Problem description:
Take the material below and retype it in full; pictures are left out.

☆ ☆ ☆

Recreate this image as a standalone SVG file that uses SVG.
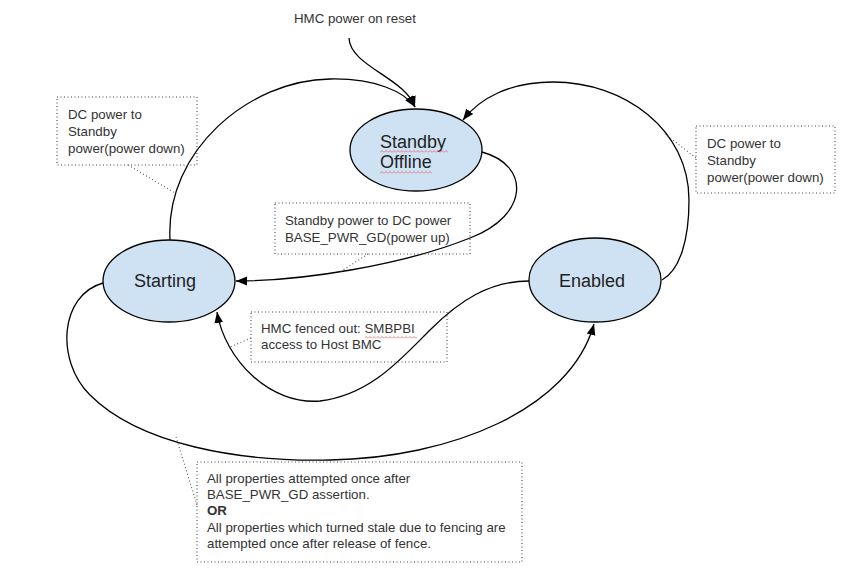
<svg xmlns="http://www.w3.org/2000/svg" width="867" height="579" viewBox="0 0 867 579">
<style>
.state{fill:#cfe2f3;stroke:#000;stroke-width:1.3}
.st{font-family:"Liberation Sans",Arial,sans-serif;font-size:18px;fill:#222}
.lbl{font-family:"Liberation Sans",Arial,sans-serif;font-size:13.3px;fill:#333}
.conn{fill:none;stroke:#000;stroke-width:1.3}
.box{fill:none;stroke:#444;stroke-width:1.1;stroke-dasharray:1 2.5}
.lead{fill:none;stroke:#555;stroke-width:1.1;stroke-dasharray:1 2.5}
</style>
<defs>
<marker id="arrow" viewBox="0 0 10 10" refX="10" refY="5" markerWidth="11" markerHeight="11" markerUnits="userSpaceOnUse" orient="auto">
<path d="M0,1 L10,5 L0,9 z" fill="#000"/>
</marker>
<pattern id="sq" width="4" height="3" patternUnits="userSpaceOnUse">
<path d="M0,2.5 L2,0.5 L4,2.5" fill="none" stroke="#e06666" stroke-width="0.8"/>
</pattern>
</defs>
<rect width="867" height="579" fill="#fff"/>

<g id="connectors">
<path class="conn" d="M349,38 C350,66 405,78 415,107" marker-end="url(#arrow)"/>
<path class="conn" d="M170,240 C165,150 250,80 330,79 C375,78 405,92 415,107" marker-end="url(#arrow)"/>
<path class="conn" d="M662,280 C680,270 689,240 689,200 C689,130 625,82 553,82 C510,82 480,98 463,120" marker-end="url(#arrow)"/>
<path class="conn" d="M482,152 C530,165 530,215 470,238 C400,266 300,281 236,281" marker-end="url(#arrow)"/>
<path class="conn" d="M529,281 C490,281 460,300 430,330 C400,360 370,395 320,401 C270,405 225,360 217,312" marker-end="url(#arrow)"/>
<path class="conn" d="M103,283 C60,295 55,360 90,395 C140,445 240,462 330,460 C450,458 570,410 594,324" marker-end="url(#arrow)"/>
</g>

<g id="n-standby">
<ellipse class="state" cx="416" cy="150" rx="66" ry="41"/>
<text class="st" x="380" y="148">Standby</text>
<text class="st" x="380" y="168">Offline</text>
<rect x="380" y="150" width="68" height="3" fill="url(#sq)"/>
<rect x="380" y="171" width="52" height="3" fill="url(#sq)"/>
</g>

<g id="n-starting">
<ellipse class="state" cx="169" cy="281" rx="66" ry="41"/>
<text class="st" x="165" y="287" text-anchor="middle">Starting</text>
</g>

<g id="n-enabled">
<ellipse class="state" cx="595" cy="280" rx="66" ry="42"/>
<text class="st" x="592" y="287" text-anchor="middle">Enabled</text>
</g>

<g id="n-reset">
<text class="lbl" x="294" y="23">HMC power on reset</text>
</g>

<g id="note-dc-down-left">
<rect class="box" x="57" y="97" width="140" height="68"/>
<text class="lbl" x="68" y="119">DC power to</text>
<text class="lbl" x="68" y="136">Standby</text>
<text class="lbl" x="68" y="153">power(power down)</text>
<path class="lead" d="M128,165 L175,193"/>
</g>

<g id="note-dc-down-right">
<rect class="box" x="696" y="126" width="139" height="67"/>
<text class="lbl" x="707" y="148">DC power to</text>
<text class="lbl" x="707" y="165">Standby</text>
<text class="lbl" x="707" y="182">power(power down)</text>
<path class="lead" d="M696,158 L664,133"/>
</g>

<g id="note-power-up">
<rect class="box" x="275" y="203" width="195" height="51"/>
<text class="lbl" x="285" y="225">Standby power to DC power</text>
<text class="lbl" x="285" y="242">BASE_PWR_GD(power up)</text>
<path class="lead" d="M368,254 L340,272"/>
</g>

<g id="note-fenced">
<rect class="box" x="251" y="312" width="196" height="50"/>
<text class="lbl" x="261" y="333">HMC fenced out: SMBPBI</text>
<text class="lbl" x="261" y="349">access to Host BMC</text>
<rect x="365" y="336" width="52" height="3" fill="url(#sq)"/>
<path class="lead" d="M251,338 L230,347"/>
</g>

<g id="note-properties">
<rect class="box" x="197" y="462" width="325" height="100"/>
<text class="lbl" x="207" y="483">All properties attempted once after</text>
<text class="lbl" x="207" y="499">BASE_PWR_GD assertion.</text>
<text class="lbl" x="207" y="515" font-weight="bold" fill="#000">OR</text>
<text class="lbl" x="207" y="532">All properties which turned stale due to fencing are</text>
<text class="lbl" x="207" y="548">attempted once after release of fence.</text>
<path class="lead" d="M176,437 L197,505"/>
</g>
</svg>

☆ ☆ ☆

The output:
Recreate this image as a standalone SVG file that uses SVG.
<svg xmlns="http://www.w3.org/2000/svg" width="867" height="579" viewBox="0 0 867 579">
<style>
.state{fill:#cfe2f3;stroke:#000;stroke-width:1.3}
.st{font-family:"Liberation Sans",Arial,sans-serif;font-size:18px;fill:#222}
.lbl{font-family:"Liberation Sans",Arial,sans-serif;font-size:13.3px;fill:#333}
.conn{fill:none;stroke:#000;stroke-width:1.3}
.box{fill:none;stroke:#444;stroke-width:1.1;stroke-dasharray:1 2.5}
.lead{fill:none;stroke:#555;stroke-width:1.1;stroke-dasharray:1 2.5}
</style>
<defs>
<marker id="arrow" viewBox="0 0 10 10" refX="10" refY="5" markerWidth="11" markerHeight="11" markerUnits="userSpaceOnUse" orient="auto">
<path d="M0,1 L10,5 L0,9 z" fill="#000"/>
</marker>
<pattern id="sq" width="4" height="3" patternUnits="userSpaceOnUse">
<path d="M0,2.5 L2,0.5 L4,2.5" fill="none" stroke="#e06666" stroke-width="0.8"/>
</pattern>
</defs>
<rect width="867" height="579" fill="#fff"/>

<g id="connectors">
<path class="conn" d="M349,38 C350,66 405,78 415,107" marker-end="url(#arrow)"/>
<path class="conn" d="M170,240 C165,150 250,80 330,79 C375,78 405,92 415,107" marker-end="url(#arrow)"/>
<path class="conn" d="M662,280 C680,270 689,240 689,200 C689,130 625,82 553,82 C510,82 480,98 463,120" marker-end="url(#arrow)"/>
<path class="conn" d="M482,152 C530,165 530,215 470,238 C400,266 300,281 236,281" marker-end="url(#arrow)"/>
<path class="conn" d="M529,281 C490,281 460,300 430,330 C400,360 370,395 320,401 C270,405 225,360 217,312" marker-end="url(#arrow)"/>
<path class="conn" d="M103,283 C60,295 55,360 90,395 C140,445 240,462 330,460 C450,458 570,410 594,324" marker-end="url(#arrow)"/>
</g>

<g id="n-standby">
<ellipse class="state" cx="416" cy="150" rx="66" ry="41"/>
<text class="st" x="380" y="148">Standby</text>
<text class="st" x="380" y="168">Offline</text>
<rect x="380" y="150" width="68" height="3" fill="url(#sq)"/>
<rect x="380" y="171" width="52" height="3" fill="url(#sq)"/>
</g>

<g id="n-starting">
<ellipse class="state" cx="169" cy="281" rx="66" ry="41"/>
<text class="st" x="165" y="287" text-anchor="middle">Starting</text>
</g>

<g id="n-enabled">
<ellipse class="state" cx="595" cy="280" rx="66" ry="42"/>
<text class="st" x="592" y="287" text-anchor="middle">Enabled</text>
</g>

<g id="n-reset">
<text class="lbl" x="294" y="23">HMC power on reset</text>
</g>

<g id="note-dc-down-left">
<rect class="box" x="57" y="97" width="140" height="68"/>
<text class="lbl" x="68" y="119">DC power to</text>
<text class="lbl" x="68" y="136">Standby</text>
<text class="lbl" x="68" y="153">power(power down)</text>
<path class="lead" d="M128,165 L175,193"/>
</g>

<g id="note-dc-down-right">
<rect class="box" x="696" y="126" width="139" height="67"/>
<text class="lbl" x="707" y="148">DC power to</text>
<text class="lbl" x="707" y="165">Standby</text>
<text class="lbl" x="707" y="182">power(power down)</text>
<path class="lead" d="M696,158 L664,133"/>
</g>

<g id="note-power-up">
<rect class="box" x="275" y="203" width="195" height="51"/>
<text class="lbl" x="285" y="225">Standby power to DC power</text>
<text class="lbl" x="285" y="242">BASE_PWR_GD(power up)</text>
<path class="lead" d="M368,254 L340,272"/>
</g>

<g id="note-fenced">
<rect class="box" x="251" y="312" width="196" height="50"/>
<text class="lbl" x="261" y="333">HMC fenced out: SMBPBI</text>
<text class="lbl" x="261" y="349">access to Host BMC</text>
<rect x="365" y="336" width="52" height="3" fill="url(#sq)"/>
<path class="lead" d="M251,338 L230,347"/>
</g>

<g id="note-properties">
<rect class="box" x="197" y="462" width="325" height="100"/>
<text class="lbl" x="207" y="483">All properties attempted once after</text>
<text class="lbl" x="207" y="499">BASE_PWR_GD assertion.</text>
<text class="lbl" x="207" y="515" font-weight="bold" fill="#000">OR</text>
<text class="lbl" x="207" y="532">All properties which turned stale due to fencing are</text>
<text class="lbl" x="207" y="548">attempted once after release of fence.</text>
<path class="lead" d="M176,437 L197,505"/>
</g>
</svg>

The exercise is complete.